Frequently asked questions
Yes. The Digital Technology route is open to applicants of any nationality, including Russian citizens, and there is no residency requirement for the Stage 1 Tech Nation endorsement — it is assessed entirely on your evidence. Many Russian applicants apply while living in a third country, but that is practical logistics, not an eligibility rule. Verify the current position on GOV.UK.
The Stage 1 endorsement is assessed on evidence such as your CV, recommendation letters and up to ten documents, submitted digitally, and does not generally require legalisation. Formal certificates used at the later visa stage may need certified English translation and, in some cases, legalisation. Russia is a party to the Hague Apostille Convention, so a Russian apostille is the usual form. Confirm exactly what is required for your documents on GOV.UK.
The Tech Nation endorsement decision usually takes five to eight weeks. The out-of-country visa stage then takes about three weeks once you have your endorsement. Applying from outside the United Kingdom, budget roughly two to three months end to end, plus evidence preparation time.

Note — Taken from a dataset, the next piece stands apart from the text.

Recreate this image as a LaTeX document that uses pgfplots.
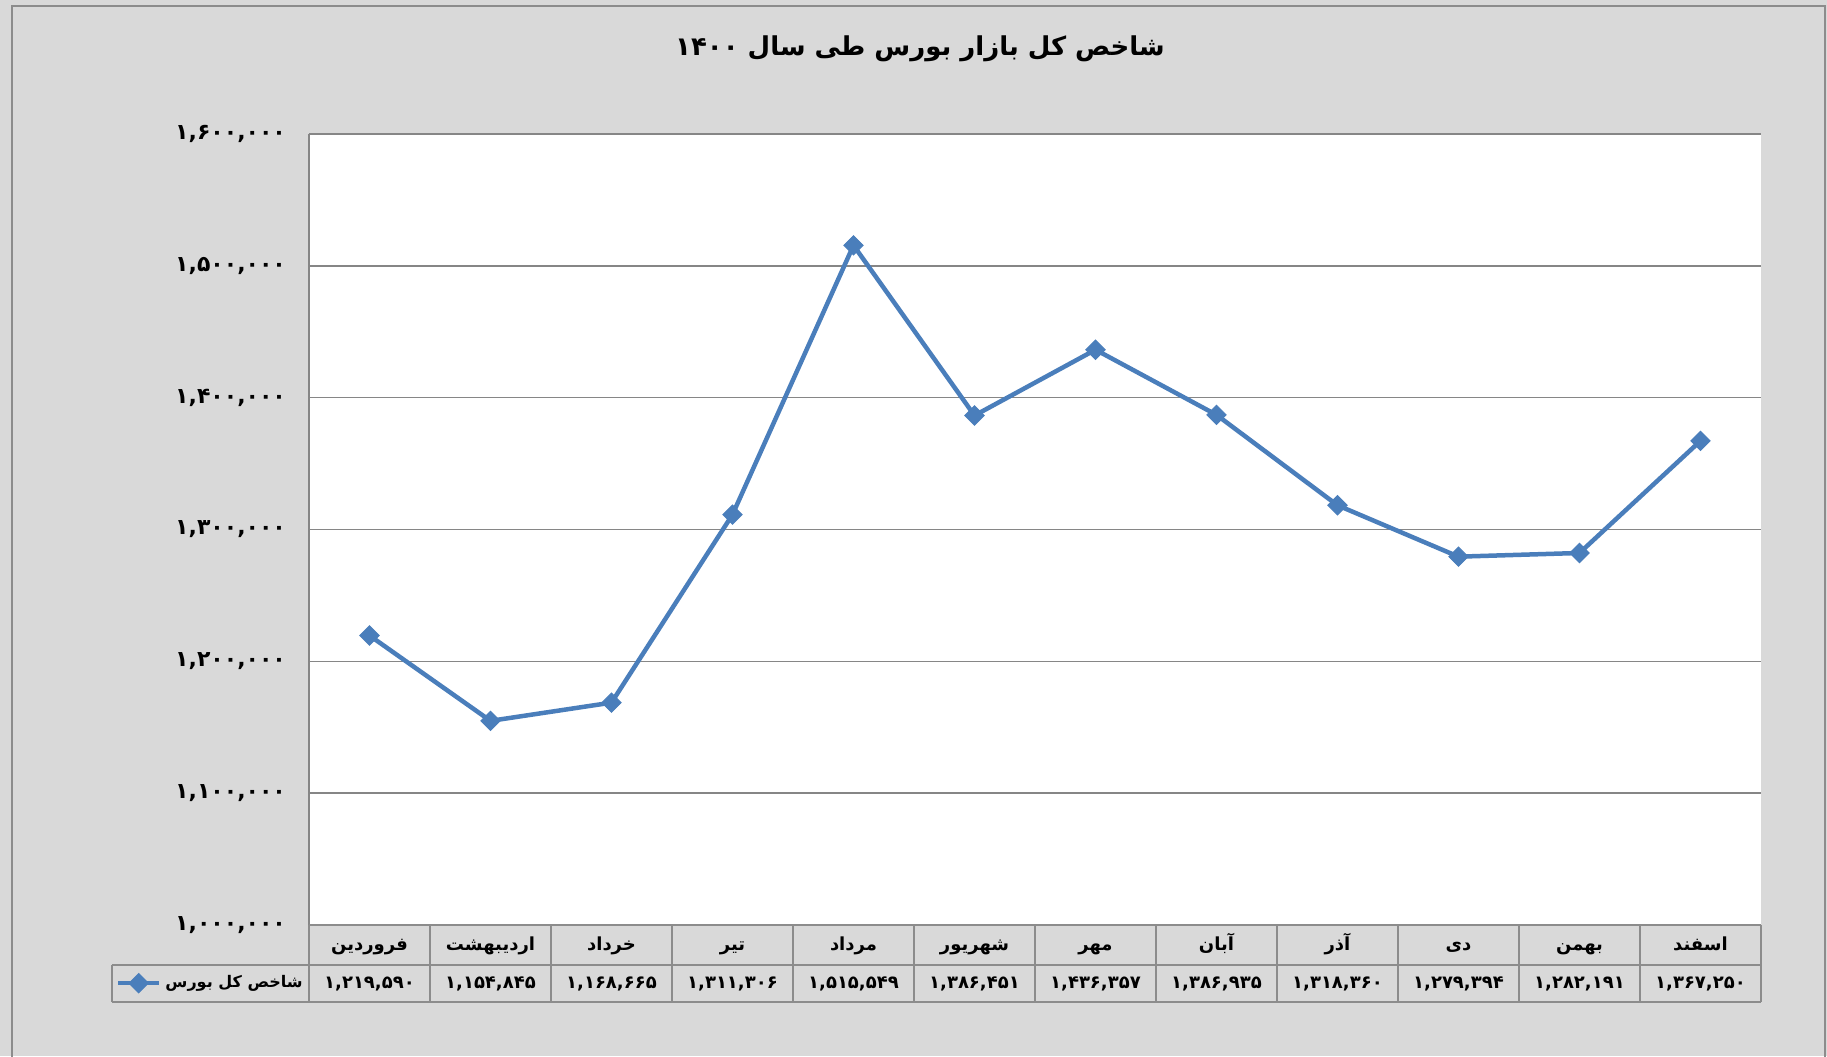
\documentclass[border=0pt]{standalone}
\usepackage{pgfplots}
\pgfplotsset{compat=1.18}
\usepackage{fontspec}
\setmainfont{Liberation Sans}
\newfontfamily\arabicfont[Script=Arabic]{DejaVu Sans}
\TeXXeTstate=1
\definecolor{bg}{HTML}{D9D9D9}
\definecolor{framegray}{HTML}{8C8C8C}
\definecolor{gridgray}{HTML}{868686}
\definecolor{tablegray}{HTML}{8C8C8C}
\definecolor{lineblue}{HTML}{4A7EBB}
\newcommand{\tfont}{\arabicfont\bfseries\fontsize{9}{10}\selectfont}
\begin{document}
\begin{tikzpicture}
\path[use as bounding box] (0,0) rectangle (913.5pt,528pt);
\fill[bg] (0,0) rectangle (913.5pt,528pt);
\draw[framegray, line width=1.2pt] (6pt,-5pt) -- (6pt,525pt) -- (912.5pt,525pt) -- (912.5pt,-5pt);
\node[font=\arabicfont\bfseries\fontsize{13}{15}\selectfont] at (460pt,503.5pt) {\beginR شاخص کل بازار بورس طی سال ۱۴۰۰\endR};
\begin{axis}[
  at={(154.5pt,65.5pt)}, anchor=south west,
  width=726pt, height=395.5pt, scale only axis,
  xmin=-0.5, xmax=11.5, ymin=1000000, ymax=1600000,
  clip=false,
  axis background/.style={fill=white},
  axis x line*=bottom, axis y line*=left,
  axis line style={color=gridgray, line width=0.75pt},
  ymajorgrids, grid style={color=gridgray, line width=0.75pt},
  major tick length=0pt,
  scaled y ticks=false,
  ytick={1000000,1100000,1200000,1300000,1400000,1500000,1600000},
  yticklabels={{۱,۰۰۰,۰۰۰},{۱,۱۰۰,۰۰۰},{۱,۲۰۰,۰۰۰},{۱,۳۰۰,۰۰۰},{۱,۴۰۰,۰۰۰},{۱,۵۰۰,۰۰۰},{۱,۶۰۰,۰۰۰}},
  yticklabel style={font=\arabicfont\bfseries\fontsize{11}{12}\selectfont, xshift=-8pt},
  xtick={0,...,11},
  xticklabels={{\beginR فروردین\endR},{\beginR اردیبهشت\endR},{\beginR خرداد\endR},{\beginR تیر\endR},{\beginR مرداد\endR},{\beginR شهریور\endR},{\beginR مهر\endR},{\beginR آبان\endR},{\beginR آذر\endR},{\beginR دی\endR},{\beginR بهمن\endR},{\beginR اسفند\endR}},
  xticklabel style={font=\tfont, anchor=center, text height=8pt, text depth=3pt, yshift=-10pt},
  extra x ticks={0,...,11},
  extra x tick labels={{۱,۲۱۹,۵۹۰},{۱,۱۵۴,۸۴۵},{۱,۱۶۸,۶۶۵},{۱,۳۱۱,۳۰۶},{۱,۵۱۵,۵۴۹},{۱,۳۸۶,۴۵۱},{۱,۴۳۶,۳۵۷},{۱,۳۸۶,۹۳۵},{۱,۳۱۸,۳۶۰},{۱,۲۷۹,۳۹۴},{۱,۲۸۲,۱۹۱},{۱,۳۶۷,۲۵۰}},
  extra x tick style={xticklabel style={yshift=-19.25pt}, grid=none},
  legend style={at={(rel axis cs:0.0,-0.0736)}, anchor=east, draw=none, fill=none, font=\arabicfont\bfseries\fontsize{8}{9}\selectfont, inner sep=1pt},
  legend image code/.code={\draw[mark repeat=2,mark phase=2] plot coordinates {(0cm,0cm) (0.36cm,0cm) (0.72cm,0cm)};},
]
\addplot[color=lineblue, line width=2.25pt, mark=square*, mark size=3.4pt, mark options={rotate=45, line width=0.5pt}]
coordinates {
(0,1219590) (1,1154845) (2,1168665) (3,1311306) (4,1515549) (5,1386451)
(6,1436357) (7,1386935) (8,1318360) (9,1279394) (10,1282191) (11,1367250)
};
\addlegendentry{\beginR شاخص کل بورس\endR}
\pgfplotsinvokeforeach{0,...,12}{
  \draw[tablegray, line width=1pt] (rel axis cs:#1/12,0) -- (rel axis cs:#1/12,-0.0973);
}
\draw[tablegray, line width=1pt] (rel axis cs:0,0) -- (rel axis cs:1,0);
\draw[tablegray, line width=1pt] (rel axis cs:-0.1357,-0.0506) -- (rel axis cs:1,-0.0506);
\draw[tablegray, line width=1pt] (rel axis cs:-0.1357,-0.0973) -- (rel axis cs:1,-0.0973);
\draw[tablegray, line width=1pt] (rel axis cs:-0.1357,-0.0506) -- (rel axis cs:-0.1357,-0.0973);
\end{axis}
\end{tikzpicture}
\end{document}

Verify current timings on GOV.UK.
The government fees are the same regardless of country: £561 endorsement and £205 visa (£766 combined), plus the Immigration Health Surcharge at £1,035 per year — about £5,175 over a five-year visa. A single adult should budget roughly £5,900 to £6,300 in total. These are paid directly to the Home Office and are never marked up by us. Verify current amounts on GOV.UK.
It can. Tech Nation looks for evidence tied to product-led digital technology, and letters from outsourcing or services firms are sometimes judged not to be from a product-led company. Russia has strong product companies as well as a large services sector, so the task is to frame your individual, product-facing impact clearly and choose referees from product-led organisations. This is presentation, not a bar on eligibility.
Last updated: 6 July 2026. Facts on this page were verified against GOV.UK on 6 July 2026 — always verify current rules and fees before applying.